WBES-TV
TV station in Buffalo, New York
From Wikipedia, the free encyclopedia
WBES-TV was an early UHF television station in Buffalo, New York. The station was formerly owned by the Buffalo-Niagara Television Corporation,[1] a subsidiary of local law firm Diebold & Millozzi.[2]
| |
| Channels | |
|---|---|
| Programming | |
| Affiliations | Independent |
| Ownership | |
| Owner | Buffalo-Niagara Television Corporation |
| History | |
First air date | September 29, 1953 |
Last air date | December 19, 1953 |

History
The station operated on UHF channel 59 from studios in the Hotel Lafayette in Buffalo. WBES-TV, the second UHF station (and third TV station overall) in Western New York, was very short-lived, signing on September 29, 1953 and shutting down for the last time on December 19 of the same year.
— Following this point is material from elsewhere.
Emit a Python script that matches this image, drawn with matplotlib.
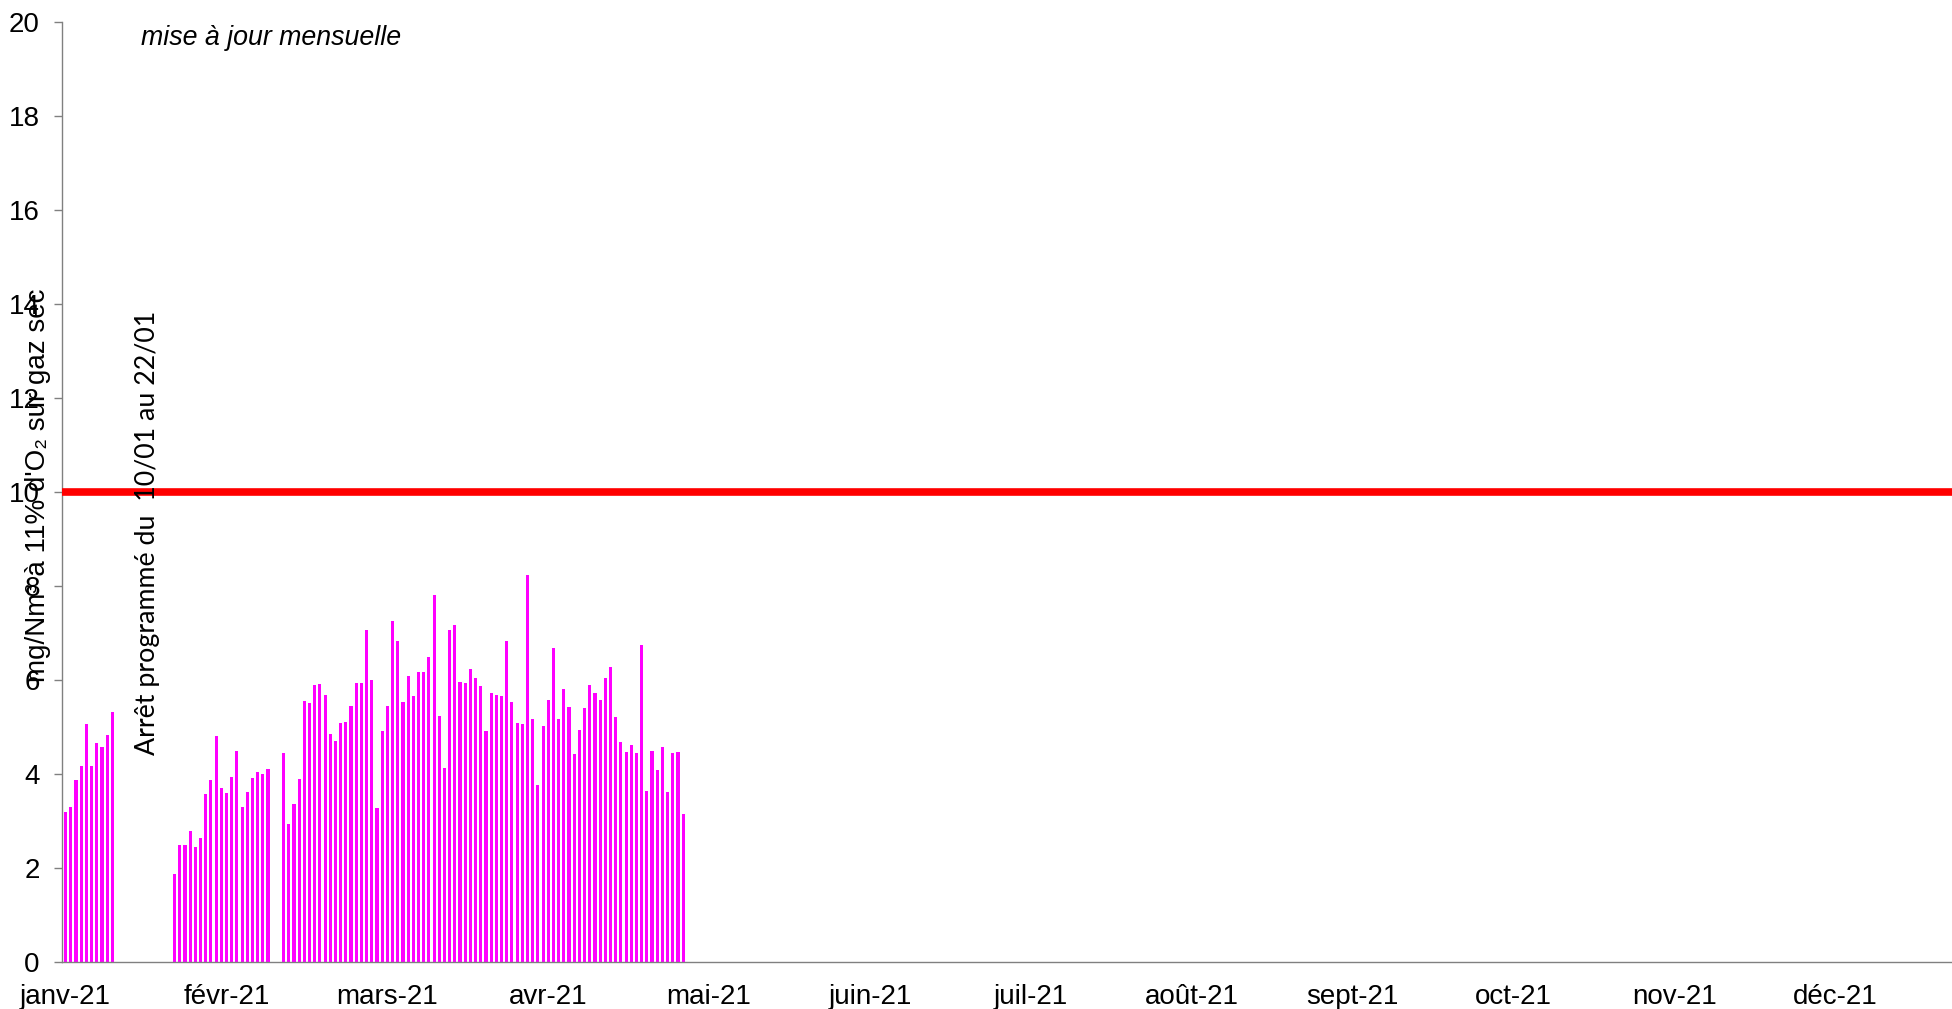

An independent station for its entire existence, WBES-TV was plagued by technical and financial problems, the primary factor in the station's failure. Its efforts to affiliate with a network were rejected, as the networks were waiting on the remaining VHF allocations to be built.[2]
Tom Jolls, at the time a radio personality at Lockport's WUSJ, was one of the station's personalities. He would eventually return to television a decade later, first with WBEN-TV (channel 4, now WIVB-TV), then more permanently with WKBW-TV (channel 7), where he spent 24 years as a weatherman.[3]
After WBES-TV was shut down, Buffalo was left with two stations, market leader WBEN-TV and fellow UHF upstart WBUF-TV (channel 17); WGR-TV (channel 2) signed on for the very first time on August 14, 1954, using WBES-TV's broadcast tower.[2]
In 1955, WBES-TV's channel 59 allocation was sold to Frontier Television,[4] who in 1957 petitioned the Federal Communications Commission to move the allocation to channel 29.[5] Planned as WNYT-TV,[6] the new station would have operated out of the studios of WBUF and used equipment donated by that station.[5] The FCC granted the move, though Frontier would never bring it to air after its chairman determined that competing against VHF channels was not economically feasible;[4] channel 29 eventually made it to air as WUTV in 1970.